SAN FRANCISCO (CBS SF) -- If Galileo was the so-called father of astronomy, then the ancient Babylonians were the great, great-grandfathers.

More than a thousand years before Galileo looked upward to the skies, astronomers in Babylon were using precalculus to track the movement of Jupiter.

Ancient Babylon lies in the part of the world now known as Iraq.

Researcher Mathieu Ossendrjver made the startling discovery while translating cuneiform writing on clay tablets from the ancient cities of Mesopotamia and Uruk. The University of Berlin professor published his findings in this month's issue of Science.

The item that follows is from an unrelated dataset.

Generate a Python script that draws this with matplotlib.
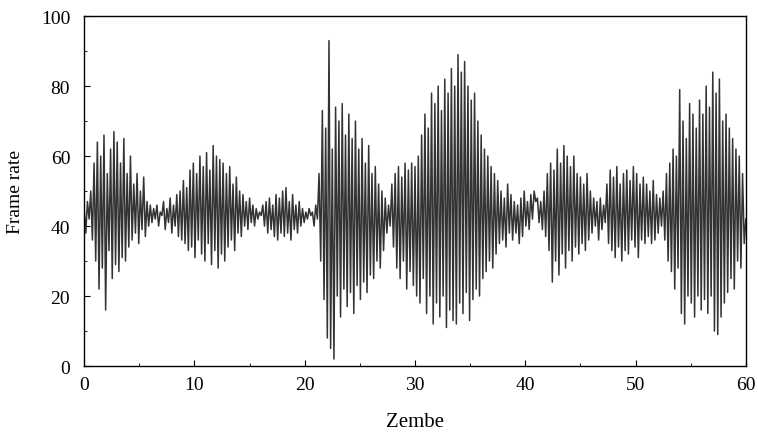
import numpy as np
import matplotlib
matplotlib.use("Agg")
import matplotlib.pyplot as plt
from matplotlib.ticker import MultipleLocator

plt.rcParams['font.family'] = ['Liberation Serif', 'DejaVu Serif']

# frame rate samples, one every 0.15 s from 0 to 60
frame_rate = [
    45, 38, 47, 42, 50, 36, 58, 30, 64, 22, 60, 28, 66, 16, 55, 33, 62, 25, 67, 29,
    64, 27, 58, 31, 65, 30, 55, 34, 60, 36, 52, 38, 55, 35, 50, 39, 54, 37, 47, 40,
    46, 41, 45, 42, 46, 40, 44, 43, 47, 39, 45, 41, 48, 38, 46, 40, 49, 37, 50, 36,
    53, 35, 51, 33, 56, 34, 58, 31, 55, 36, 60, 32, 57, 30, 61, 35, 56, 29, 63, 33,
    60, 28, 59, 32, 58, 30, 55, 34, 57, 36, 52, 33, 54, 38, 50, 37, 49, 40, 47, 39,
    48, 41, 46, 40, 45, 42, 44, 43, 46, 40, 47, 38, 48, 39, 46, 37, 49, 36, 48, 38,
    50, 37, 51, 38, 47, 36, 49, 39, 46, 38, 47, 40, 45, 41, 44, 42, 45, 43, 44, 40,
    46, 42, 55, 30, 73, 19, 68, 8, 93, 5, 62, 2, 74, 20, 70, 14, 75, 22, 66, 17,
    72, 21, 65, 15, 70, 23, 62, 19, 65, 24, 58, 21, 63, 26, 55, 25, 57, 30, 52, 28,
    50, 33, 48, 38, 46, 40, 52, 34, 55, 28, 57, 25, 54, 30, 58, 22, 56, 27, 58, 23,
    57, 20, 60, 18, 66, 25, 72, 15, 68, 20, 78, 12, 75, 18, 80, 14, 73, 20, 82, 11,
    78, 16, 85, 13, 80, 12, 89, 18, 84, 15, 87, 21, 80, 13, 76, 19, 78, 22, 70, 20,
    66, 25, 62, 27, 60, 30, 57, 28, 55, 32, 53, 35, 50, 36, 48, 34, 52, 38, 49, 36,
    47, 38, 46, 35, 48, 37, 50, 40, 47, 39, 49, 42, 50, 47, 48, 41, 47, 39, 50, 37,
    55, 33, 58, 24, 56, 30, 62, 26, 58, 32, 63, 28, 60, 33, 57, 30, 60, 34, 55, 32,
    54, 35, 52, 33, 55, 36, 50, 38, 48, 40, 47, 36, 48, 39, 46, 41, 52, 35, 56, 33,
    54, 31, 57, 34, 52, 30, 55, 33, 56, 32, 53, 36, 57, 34, 55, 31, 52, 36, 54, 35,
    52, 37, 50, 35, 53, 36, 49, 38, 48, 40, 50, 36, 55, 30, 58, 27, 62, 22, 60, 28,
    79, 15, 70, 12, 65, 20, 75, 18, 72, 14, 68, 20, 76, 16, 72, 19, 80, 15, 74, 20,
    84, 10, 78, 9, 82, 14, 70, 18, 72, 21, 68, 25, 65, 22, 62, 30, 60, 28, 55, 35,
    42,
]
t = np.linspace(0, 60, len(frame_rate))

fig = plt.figure(figsize=(7.58, 4.39), dpi=100)
ax = fig.add_axes([0.111, 0.164, 0.873, 0.797])
ax.plot(t, frame_rate, color='#333333', linewidth=1.1)

ax.set_xlim(0, 60)
ax.set_ylim(0, 100)
ax.xaxis.set_major_locator(MultipleLocator(10))
ax.xaxis.set_minor_locator(MultipleLocator(5))
ax.yaxis.set_major_locator(MultipleLocator(20))
ax.yaxis.set_minor_locator(MultipleLocator(10))
ax.tick_params(which='both', direction='in', top=False, right=False, labelsize=14)
ax.tick_params(axis='y', which='major', pad=10)
ax.tick_params(axis='x', which='major', pad=7)
ax.tick_params(which='major', length=4)
ax.tick_params(which='minor', length=2.5)
for s in ax.spines.values():
    s.set_linewidth(1.0)

ax.set_xlabel('Zembe', fontsize=15, labelpad=14)
ax.set_ylabel('Frame rate', fontsize=14, labelpad=12)

fig.savefig('out.png', dpi=100)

The tablets date from around 400 to 50 BCE and reference sophisticated calculations used to track the position of Jupiter. Babylonian astronomers computed the planet's displacement as an area in time-velocity space.

Ossendrjver found detailed instructions and calculations carved into about 400 clay tablets. Basically, "the method relies on determining the area of a trapezium under a graph."

Historians believed heretofore the method was invented by 14th-century European astronomers.

According to Ossendrjver, the zodiac, another Babylonian concept, was also used to track the planets.

The Babylonians worshiped Jupiter, as did the Egyptians and the Greeks. They considered the giant planet a manifestation of their patron God, Marduk.